Mrs. Paumier was, she told a journalist, selling roasted chesnuts in Widegate Street, a narrow thoroughfare that connects Sandys Row with Middlesex Street, when a very strange man came up to her.
The South Wales Daily News provided the following account of the encounter:-
THE FIEND DESCRIBED
A Mrs Paumier, a young woman who sells roasted chestnuts at the corner of Widegate-street, a narrow thoroughfare about two minutes walk from the scene of the murder, told a reporter of the Press Association this afternoon a story which appears to afford a clue to the murderer.
She said that about 12 o'clock this morning, a man dressed like a gentleman came to her and said, "I suppose you have heard about the murder in Dorset-str8et." She replied that she had, whereupon the man grinned, and said, "I know more about it than you." He then stared into her face and went down Sandys-row, a narrow thoroughfare which cuts across Widegate-street.
When he had got some way off, however, he looked back as if to see whether she was watching him, and then vanished.
Mrs Paumier said that the man had a black moustache, was about five feet six inches high, and wore a black silk hat, a black coat, and specked trousers.
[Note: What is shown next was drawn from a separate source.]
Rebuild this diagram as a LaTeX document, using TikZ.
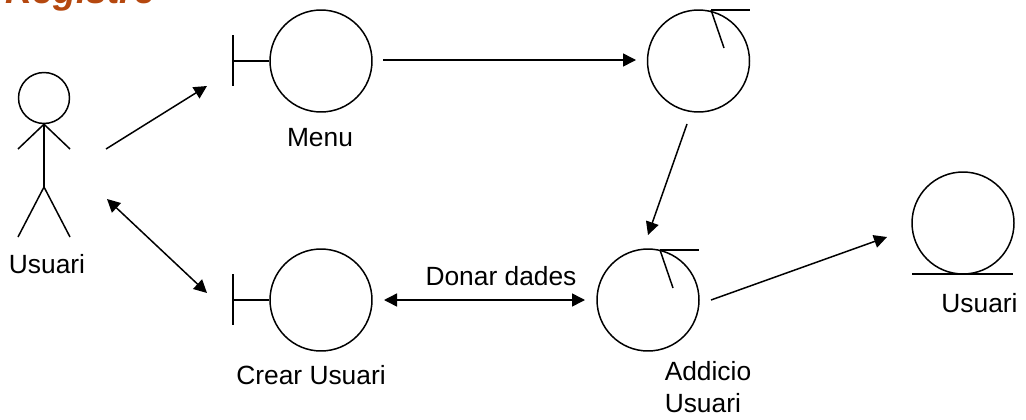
\documentclass[tikz,border=0pt]{standalone}
\usepackage{fontspec}
\setmainfont{Liberation Sans}
\usepackage{xcolor}
\usetikzlibrary{arrows.meta,positioning}
\definecolor{titlecolor}{HTML}{B5480F}
\tikzset{
  >={Triangle[length=7.4pt,width=7.4pt]},
  every path/.style={line width=0.85pt},
  big/.style={draw, circle, minimum size=2.04cm, inner sep=0pt},
  head/.style={draw, circle, minimum size=1.02cm, inner sep=0pt},
  lbl/.style={anchor=base, inner sep=0pt, font=\fontsize{15}{18.2}\selectfont}
}

\begin{document}
\begin{tikzpicture}[x=0.02cm,y=-0.02cm]
  \useasboundingbox (0,0) rectangle (1026,419);
  \node[anchor=base west, inner sep=0pt, text=titlecolor, font=\fontsize{21.2}{24}\selectfont\bfseries\itshape] (title) at (5,4) {Registre};

  \node[head] (actor) at (44,98) {};
  \coordinate (hip) at (44,187);
  \coordinate (lefthand) at (18,149);
  \coordinate (righthand) at (70,149);
  \coordinate (leftfoot) at (18,237);
  \coordinate (rightfoot) at (70,237);
  \draw (actor.south) -- (hip);
  \draw (lefthand) -- (actor.south) -- (righthand);
  \draw (leftfoot) -- (hip) -- (rightfoot);
  \node[lbl] (actorlabel) at (47,273) {Usuari};

  \node[big] (menu) at (321,61) {};
  \coordinate (menubar) at (233,61);
  \draw (menu.west) -- (menubar);
  \draw (233,35) -- (menubar) -- (233,86);
  \node[lbl] (menulabel) at (320,146) {Menu};

  \node[big] (crear) at (321,300) {};
  \coordinate (crearbar) at (233,300);
  \draw (crear.west) -- (crearbar);
  \draw (233,274) -- (crearbar) -- (233,325);
  \node[lbl] (crearlabel) at (311,384) {Crear Usuari};

  \node[big] (ctrl) at (698.5,61) {};
  \draw (711,10) -- (750,10);
  \draw (711,10) -- (724,48);

  \node[big] (addicio) at (648,300) {};
  \draw (660,250) -- (699,250);
  \draw (660,250) -- (673,288);
  \node[lbl, anchor=south west, align=left] (addiciolabel) at (664,413) {Addicio\\Usuari};

  \node[big] (entity) at (963,223) {};
  \draw (912,274) -- (1013,274);
  \node[lbl] (entitylabel) at (979.5,312) {Usuari};

  \node[lbl] (dades) at (501,285) {Donar dades};

  \draw[->] ([shift={(62,51)}]actor.center) -- ([shift={(-114,25)}]menu.center);
  \draw[<->] ([shift={(63,101)}]actor.center) -- ([shift={(-114,-7)}]crear.center);
  \draw[->] ([shift={(62,-1)}]menu.center) -- ([shift={(-62.5,-1)}]ctrl.center);
  \draw[->] ([shift={(-11.5,63)}]ctrl.center) -- ([shift={(0,-65)}]addicio.center);
  \draw[<->] ([shift={(63,0)}]crear.center) -- ([shift={(-63,0)}]addicio.center);
  \draw[->] ([shift={(63,0)}]addicio.center) -- ([shift={(-76,14)}]entity.center);
\end{tikzpicture}
\end{document}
He also carried a black shiny bag, about a foot in depth and a foot and a half in length.
Mrs Paumier states further that the same man accosted three young unfortunates whom she knows on Thursday night, and they chaffed him, and asked what he had in the bag, and he replied, "Something that the ladies don't like."
Mrs Paumier told her story with every appearance of truthfulness."